The marketing department works hand-in-hand with research and development from the early stages of product development to help guide the process, determine what the market needs and what improvements will bring the greatest results. Long before the manufacturing cycle, marketing people play a vital role in the creation of a new product, determining whether it can fill a consumer need, and how that new market need will be filled. A well-known example of where marketing people could have avoided a costly mistake is the case of Smith and Wesson, famous for handguns. The company, which had also been producing specialty bicycles designed specifically for the law enforcement community, attempted to offer a consumer bike. While law enforcement proved to be a good market, the general public saw the Smith and Wesson brand as closely associated with handguns, and the consumer bike never caught on. Bringing in the marketing department prior to development might have avoided this costly misstep.
Once developed, a product goes through a life cycle, beginning with its introduction. The market may be small or undetermined and initial sales low, but during this introductory phase, marketing plays an essential role in ensuring growth. Costs may be skewed more towards strategy, branding and consumer testing. During this stage, there may be isolated incidences of immediately achieving a high sales level, but in most cases this takes time and constant marketing to achieve the demand needed to become profitable. Marketing costs may be very high compared to revenues in this early stage. Early marketing tactics may focus on determining the market or creating a market where none exists, with a heavy emphasis on building awareness through public relations.
The second stage of the product life cycle, the growth stage, builds on the demand established during the introduction stage. This is a period of rapid sales increase, and the character of the marketing campaign changes significantly. Competition is likely to have increased during this stage, so the marketing function will have to focus on competitive analysis and more aggressive advertising. Marketing tactics during the growth stage will emphasize maximizing market share. Market surveys to get customer feedback, introduction of new features and improvements on product quality will all be important marketing strategies. Also, early on in the product life cycle, prices are likely to be higher, and marketing during this stage will cater to the early adopter.

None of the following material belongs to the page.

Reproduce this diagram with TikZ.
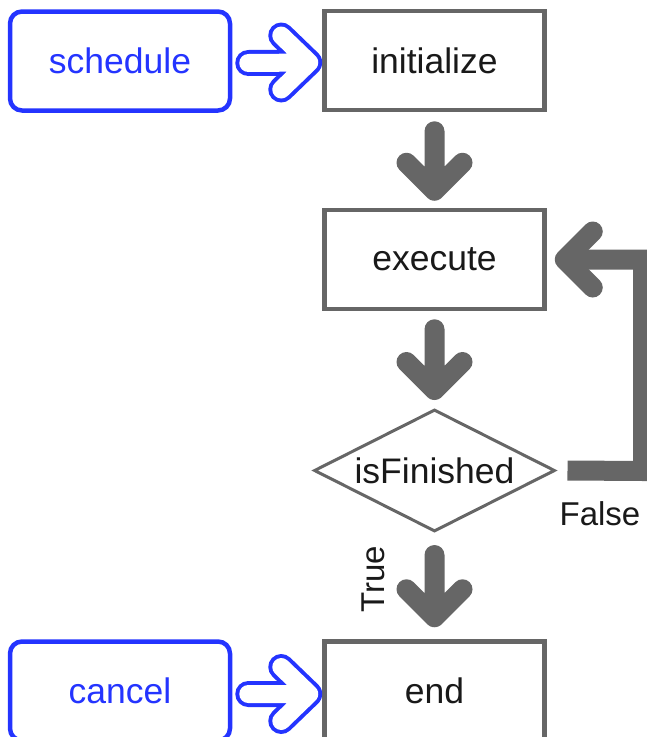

Once sales volumes peak and the product has reached a level of maturity, the marketing focus may shift away from gaining new customers to pleasing existing ones and ensuring recurring revenues through new products and services designed to augment the product.
During this stage, brand awareness has already been established, and advertising budgets may be reduced. The marketing strategy during this stage emphasizes differentiation to encourage new buyers to switch over from the competition, adds new distribution channels, introduces competitive pricing models and adds new product features. During this stage, early adopters have already signed on, and the focus is on bringing in more price-sensitive buyers. This can be achieved by using market research to introduce newer versions and tiered pricing models, and by introducing new geographic markets into the mix.
When the product life cycle nears an end, the market has become increasingly competitive. The unique nature of the product may be lost as more competitors come into the market with similar offerings, and prices will drop. Falling sales can be met with new marketing strategies to increase market share, but marketing will have to shift toward a "value priced" approach while returning to the research and development cycle to introduce new products into the market.